··· Data shown ···

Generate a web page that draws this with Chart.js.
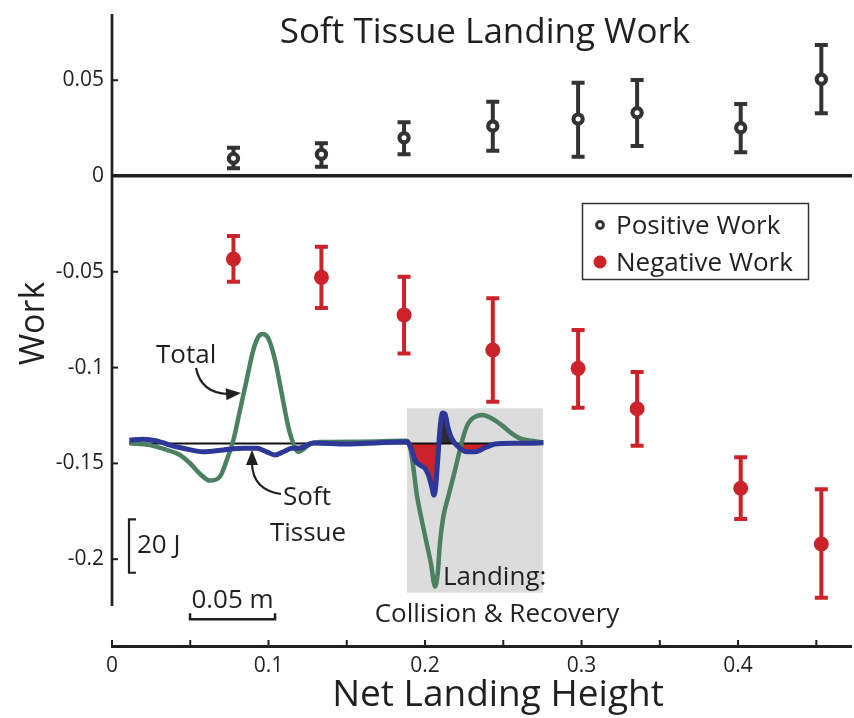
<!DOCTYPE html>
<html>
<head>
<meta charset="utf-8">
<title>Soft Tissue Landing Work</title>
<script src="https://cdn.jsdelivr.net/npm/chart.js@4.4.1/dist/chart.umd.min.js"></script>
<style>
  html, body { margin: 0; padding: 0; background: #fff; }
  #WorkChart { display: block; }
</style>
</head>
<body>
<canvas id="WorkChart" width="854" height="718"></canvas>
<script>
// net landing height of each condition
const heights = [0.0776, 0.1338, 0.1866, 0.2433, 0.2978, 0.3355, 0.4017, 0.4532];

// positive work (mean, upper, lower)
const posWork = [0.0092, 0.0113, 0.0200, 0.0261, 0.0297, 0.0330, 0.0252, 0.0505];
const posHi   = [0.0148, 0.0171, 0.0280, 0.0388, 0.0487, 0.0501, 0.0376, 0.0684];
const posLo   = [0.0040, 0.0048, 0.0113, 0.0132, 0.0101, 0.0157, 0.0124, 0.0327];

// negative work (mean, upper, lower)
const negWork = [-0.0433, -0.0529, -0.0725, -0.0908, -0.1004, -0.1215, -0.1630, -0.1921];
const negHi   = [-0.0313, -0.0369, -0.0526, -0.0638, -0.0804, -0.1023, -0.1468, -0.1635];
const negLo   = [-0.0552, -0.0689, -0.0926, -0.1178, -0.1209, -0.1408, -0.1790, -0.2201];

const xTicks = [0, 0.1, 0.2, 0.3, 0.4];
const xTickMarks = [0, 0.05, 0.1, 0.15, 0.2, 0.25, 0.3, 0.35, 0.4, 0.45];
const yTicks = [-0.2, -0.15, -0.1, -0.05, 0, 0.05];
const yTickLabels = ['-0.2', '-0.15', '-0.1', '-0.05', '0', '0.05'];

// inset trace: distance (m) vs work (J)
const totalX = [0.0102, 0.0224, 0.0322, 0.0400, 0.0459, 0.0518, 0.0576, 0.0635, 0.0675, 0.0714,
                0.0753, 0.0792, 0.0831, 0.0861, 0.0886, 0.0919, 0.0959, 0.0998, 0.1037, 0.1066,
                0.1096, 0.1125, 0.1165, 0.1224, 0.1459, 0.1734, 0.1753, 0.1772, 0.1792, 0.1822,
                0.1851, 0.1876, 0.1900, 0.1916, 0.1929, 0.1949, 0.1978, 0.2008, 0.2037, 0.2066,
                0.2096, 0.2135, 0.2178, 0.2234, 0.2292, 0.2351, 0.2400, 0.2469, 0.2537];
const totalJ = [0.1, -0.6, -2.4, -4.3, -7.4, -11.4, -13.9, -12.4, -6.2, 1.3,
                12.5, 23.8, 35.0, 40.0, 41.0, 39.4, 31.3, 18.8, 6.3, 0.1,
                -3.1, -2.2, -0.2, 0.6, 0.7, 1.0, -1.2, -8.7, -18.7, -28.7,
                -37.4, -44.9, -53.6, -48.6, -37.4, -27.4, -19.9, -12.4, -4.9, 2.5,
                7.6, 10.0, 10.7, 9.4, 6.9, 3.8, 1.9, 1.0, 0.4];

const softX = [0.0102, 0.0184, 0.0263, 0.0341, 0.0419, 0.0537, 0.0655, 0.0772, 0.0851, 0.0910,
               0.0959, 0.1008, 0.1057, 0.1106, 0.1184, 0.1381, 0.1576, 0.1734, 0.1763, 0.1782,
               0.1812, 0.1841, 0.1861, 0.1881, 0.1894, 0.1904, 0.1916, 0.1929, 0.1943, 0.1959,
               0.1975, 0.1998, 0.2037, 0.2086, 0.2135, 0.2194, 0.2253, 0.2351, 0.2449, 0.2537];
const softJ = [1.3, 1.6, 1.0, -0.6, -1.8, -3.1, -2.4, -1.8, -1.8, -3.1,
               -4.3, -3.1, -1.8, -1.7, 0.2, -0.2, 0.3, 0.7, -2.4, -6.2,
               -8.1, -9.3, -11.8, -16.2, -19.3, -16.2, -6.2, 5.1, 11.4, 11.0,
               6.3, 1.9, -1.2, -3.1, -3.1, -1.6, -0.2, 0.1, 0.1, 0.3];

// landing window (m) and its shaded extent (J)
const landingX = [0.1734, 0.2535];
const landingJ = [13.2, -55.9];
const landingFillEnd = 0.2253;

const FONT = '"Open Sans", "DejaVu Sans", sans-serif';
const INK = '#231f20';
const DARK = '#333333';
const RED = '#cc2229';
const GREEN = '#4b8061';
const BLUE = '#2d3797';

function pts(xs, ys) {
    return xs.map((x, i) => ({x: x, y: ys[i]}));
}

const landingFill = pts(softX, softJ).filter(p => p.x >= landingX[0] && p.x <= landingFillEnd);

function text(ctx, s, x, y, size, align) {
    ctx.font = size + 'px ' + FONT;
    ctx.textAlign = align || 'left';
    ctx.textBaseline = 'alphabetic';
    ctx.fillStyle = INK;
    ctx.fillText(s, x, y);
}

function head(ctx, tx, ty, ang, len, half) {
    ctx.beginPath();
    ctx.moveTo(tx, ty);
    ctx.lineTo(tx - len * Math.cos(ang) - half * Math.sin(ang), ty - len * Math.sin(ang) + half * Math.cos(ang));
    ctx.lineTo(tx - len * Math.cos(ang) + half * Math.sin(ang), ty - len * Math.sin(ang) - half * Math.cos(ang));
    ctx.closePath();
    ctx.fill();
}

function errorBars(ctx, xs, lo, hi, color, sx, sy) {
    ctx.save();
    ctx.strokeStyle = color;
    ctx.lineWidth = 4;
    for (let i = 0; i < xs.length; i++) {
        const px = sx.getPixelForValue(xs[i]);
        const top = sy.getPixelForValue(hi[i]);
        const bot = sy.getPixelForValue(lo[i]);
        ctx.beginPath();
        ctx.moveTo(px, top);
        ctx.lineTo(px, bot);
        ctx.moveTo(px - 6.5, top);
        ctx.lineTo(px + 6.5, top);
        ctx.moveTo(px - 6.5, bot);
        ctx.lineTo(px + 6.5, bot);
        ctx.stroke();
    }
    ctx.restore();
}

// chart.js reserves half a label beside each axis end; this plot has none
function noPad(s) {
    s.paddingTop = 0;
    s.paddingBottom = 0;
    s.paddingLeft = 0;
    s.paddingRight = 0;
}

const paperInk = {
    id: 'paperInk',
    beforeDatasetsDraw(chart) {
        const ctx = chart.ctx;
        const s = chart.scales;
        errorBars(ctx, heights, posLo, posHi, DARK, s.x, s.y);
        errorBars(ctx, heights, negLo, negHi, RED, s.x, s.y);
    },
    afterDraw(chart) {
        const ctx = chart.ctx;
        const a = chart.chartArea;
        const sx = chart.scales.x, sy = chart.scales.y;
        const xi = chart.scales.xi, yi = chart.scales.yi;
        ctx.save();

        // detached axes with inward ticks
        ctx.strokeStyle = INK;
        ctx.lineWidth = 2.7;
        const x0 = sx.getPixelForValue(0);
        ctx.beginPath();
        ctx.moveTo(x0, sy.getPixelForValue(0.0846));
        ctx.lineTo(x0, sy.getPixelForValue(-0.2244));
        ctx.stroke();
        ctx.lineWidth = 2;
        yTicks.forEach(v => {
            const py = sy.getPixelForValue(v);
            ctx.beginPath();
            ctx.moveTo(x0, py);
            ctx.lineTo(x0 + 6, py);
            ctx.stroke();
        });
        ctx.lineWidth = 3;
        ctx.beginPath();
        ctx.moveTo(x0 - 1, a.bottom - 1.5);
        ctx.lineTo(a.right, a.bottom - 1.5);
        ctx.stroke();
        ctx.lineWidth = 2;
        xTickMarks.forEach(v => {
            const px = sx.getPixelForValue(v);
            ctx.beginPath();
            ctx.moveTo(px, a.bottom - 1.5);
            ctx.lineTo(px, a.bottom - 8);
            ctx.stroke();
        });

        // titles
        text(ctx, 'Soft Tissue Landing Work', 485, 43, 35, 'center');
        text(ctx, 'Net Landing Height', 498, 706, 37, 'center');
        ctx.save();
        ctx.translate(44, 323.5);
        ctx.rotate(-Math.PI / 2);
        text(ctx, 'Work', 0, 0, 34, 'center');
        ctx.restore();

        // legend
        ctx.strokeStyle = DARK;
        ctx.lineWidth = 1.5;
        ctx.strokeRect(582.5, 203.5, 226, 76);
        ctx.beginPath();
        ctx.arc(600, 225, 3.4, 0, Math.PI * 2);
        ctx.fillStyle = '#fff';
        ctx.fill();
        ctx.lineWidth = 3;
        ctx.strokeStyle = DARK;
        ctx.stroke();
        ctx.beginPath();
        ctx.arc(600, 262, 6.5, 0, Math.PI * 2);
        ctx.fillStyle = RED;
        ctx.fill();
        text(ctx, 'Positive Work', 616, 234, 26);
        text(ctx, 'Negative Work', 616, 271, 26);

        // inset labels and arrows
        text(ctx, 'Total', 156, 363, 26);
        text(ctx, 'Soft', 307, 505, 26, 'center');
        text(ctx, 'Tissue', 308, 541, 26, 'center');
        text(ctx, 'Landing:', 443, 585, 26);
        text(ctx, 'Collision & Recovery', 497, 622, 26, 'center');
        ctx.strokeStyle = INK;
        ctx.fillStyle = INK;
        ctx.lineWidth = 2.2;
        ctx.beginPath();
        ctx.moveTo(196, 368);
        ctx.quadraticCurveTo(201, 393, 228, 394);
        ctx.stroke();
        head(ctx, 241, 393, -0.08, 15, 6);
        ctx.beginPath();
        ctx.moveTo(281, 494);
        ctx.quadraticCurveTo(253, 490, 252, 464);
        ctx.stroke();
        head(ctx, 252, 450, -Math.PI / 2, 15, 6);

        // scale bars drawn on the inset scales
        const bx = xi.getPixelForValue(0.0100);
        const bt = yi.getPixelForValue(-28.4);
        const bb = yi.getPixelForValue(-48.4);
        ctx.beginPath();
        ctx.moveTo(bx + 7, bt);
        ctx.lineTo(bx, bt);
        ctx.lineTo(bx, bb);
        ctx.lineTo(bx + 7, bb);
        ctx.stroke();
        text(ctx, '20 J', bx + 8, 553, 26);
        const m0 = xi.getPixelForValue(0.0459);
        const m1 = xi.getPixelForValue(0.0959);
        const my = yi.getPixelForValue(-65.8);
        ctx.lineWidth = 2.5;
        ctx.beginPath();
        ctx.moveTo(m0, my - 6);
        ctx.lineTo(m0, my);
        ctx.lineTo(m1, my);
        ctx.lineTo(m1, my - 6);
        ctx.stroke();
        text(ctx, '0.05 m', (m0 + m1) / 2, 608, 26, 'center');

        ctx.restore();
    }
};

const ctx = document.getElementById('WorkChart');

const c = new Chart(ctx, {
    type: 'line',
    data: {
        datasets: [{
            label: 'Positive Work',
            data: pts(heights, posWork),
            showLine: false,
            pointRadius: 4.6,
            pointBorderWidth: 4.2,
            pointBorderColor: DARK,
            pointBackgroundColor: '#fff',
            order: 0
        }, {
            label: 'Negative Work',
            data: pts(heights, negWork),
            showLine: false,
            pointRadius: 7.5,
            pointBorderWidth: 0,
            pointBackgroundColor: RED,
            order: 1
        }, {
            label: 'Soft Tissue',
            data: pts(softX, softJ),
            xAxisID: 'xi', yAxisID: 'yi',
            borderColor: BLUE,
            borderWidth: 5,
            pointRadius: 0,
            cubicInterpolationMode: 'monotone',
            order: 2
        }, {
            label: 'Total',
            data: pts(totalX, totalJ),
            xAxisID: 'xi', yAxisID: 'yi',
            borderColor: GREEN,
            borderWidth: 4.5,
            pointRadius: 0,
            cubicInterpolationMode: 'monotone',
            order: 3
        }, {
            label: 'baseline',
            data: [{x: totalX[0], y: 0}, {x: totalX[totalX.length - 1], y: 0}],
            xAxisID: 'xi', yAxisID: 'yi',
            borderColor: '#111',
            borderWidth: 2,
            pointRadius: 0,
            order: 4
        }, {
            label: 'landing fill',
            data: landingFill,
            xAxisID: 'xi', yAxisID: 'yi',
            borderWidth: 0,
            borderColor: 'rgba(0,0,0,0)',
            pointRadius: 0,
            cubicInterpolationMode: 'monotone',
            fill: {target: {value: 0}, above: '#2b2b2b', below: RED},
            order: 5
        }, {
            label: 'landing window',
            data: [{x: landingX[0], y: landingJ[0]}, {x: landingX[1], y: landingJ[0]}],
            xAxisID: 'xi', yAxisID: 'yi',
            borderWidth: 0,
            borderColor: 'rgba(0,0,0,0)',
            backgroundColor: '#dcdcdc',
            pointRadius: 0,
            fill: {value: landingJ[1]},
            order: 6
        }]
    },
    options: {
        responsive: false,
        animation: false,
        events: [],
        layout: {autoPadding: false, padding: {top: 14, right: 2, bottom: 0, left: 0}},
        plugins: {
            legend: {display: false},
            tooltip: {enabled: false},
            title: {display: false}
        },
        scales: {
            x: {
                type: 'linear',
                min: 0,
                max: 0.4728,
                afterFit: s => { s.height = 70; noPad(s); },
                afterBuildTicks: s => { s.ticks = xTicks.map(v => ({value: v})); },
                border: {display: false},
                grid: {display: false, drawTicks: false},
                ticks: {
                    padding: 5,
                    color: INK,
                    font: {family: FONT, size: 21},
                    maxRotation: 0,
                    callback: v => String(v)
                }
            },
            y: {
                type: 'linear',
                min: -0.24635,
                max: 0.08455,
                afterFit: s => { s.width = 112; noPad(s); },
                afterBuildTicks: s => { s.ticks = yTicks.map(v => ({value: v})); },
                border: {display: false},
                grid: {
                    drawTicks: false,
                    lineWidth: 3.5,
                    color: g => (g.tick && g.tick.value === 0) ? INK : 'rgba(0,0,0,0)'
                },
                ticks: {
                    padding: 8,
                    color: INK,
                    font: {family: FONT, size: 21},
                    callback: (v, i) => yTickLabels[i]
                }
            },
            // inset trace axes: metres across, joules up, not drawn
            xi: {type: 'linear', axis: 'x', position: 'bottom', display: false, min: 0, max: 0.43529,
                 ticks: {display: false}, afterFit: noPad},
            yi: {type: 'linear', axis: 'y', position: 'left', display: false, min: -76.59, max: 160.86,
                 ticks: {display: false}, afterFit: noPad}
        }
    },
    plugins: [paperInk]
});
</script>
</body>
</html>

···

Required work
Return, unchanged, the lines from the first line of the material through the line that holds "['-0.2', '-0.15', '-0.1', '-0.05', '0', '0.05'];", inclusive, omitting pictures.

Written solution
Generate a web page that draws this with Chart.js.
<!DOCTYPE html>
<html>
<head>
<meta charset="utf-8">
<title>Soft Tissue Landing Work</title>
<script src="https://cdn.jsdelivr.net/npm/chart.js@4.4.1/dist/chart.umd.min.js"></script>
<style>
  html, body { margin: 0; padding: 0; background: #fff; }
  #WorkChart { display: block; }
</style>
</head>
<body>
<canvas id="WorkChart" width="854" height="718"></canvas>
<script>
// net landing height of each condition
const heights = [0.0776, 0.1338, 0.1866, 0.2433, 0.2978, 0.3355, 0.4017, 0.4532];

// positive work (mean, upper, lower)
const posWork = [0.0092, 0.0113, 0.0200, 0.0261, 0.0297, 0.0330, 0.0252, 0.0505];
const posHi   = [0.0148, 0.0171, 0.0280, 0.0388, 0.0487, 0.0501, 0.0376, 0.0684];
const posLo   = [0.0040, 0.0048, 0.0113, 0.0132, 0.0101, 0.0157, 0.0124, 0.0327];

// negative work (mean, upper, lower)
const negWork = [-0.0433, -0.0529, -0.0725, -0.0908, -0.1004, -0.1215, -0.1630, -0.1921];
const negHi   = [-0.0313, -0.0369, -0.0526, -0.0638, -0.0804, -0.1023, -0.1468, -0.1635];
const negLo   = [-0.0552, -0.0689, -0.0926, -0.1178, -0.1209, -0.1408, -0.1790, -0.2201];

const xTicks = [0, 0.1, 0.2, 0.3, 0.4];
const xTickMarks = [0, 0.05, 0.1, 0.15, 0.2, 0.25, 0.3, 0.35, 0.4, 0.45];
const yTicks = [-0.2, -0.15, -0.1, -0.05, 0, 0.05];
const yTickLabels = ['-0.2', '-0.15', '-0.1', '-0.05', '0', '0.05'];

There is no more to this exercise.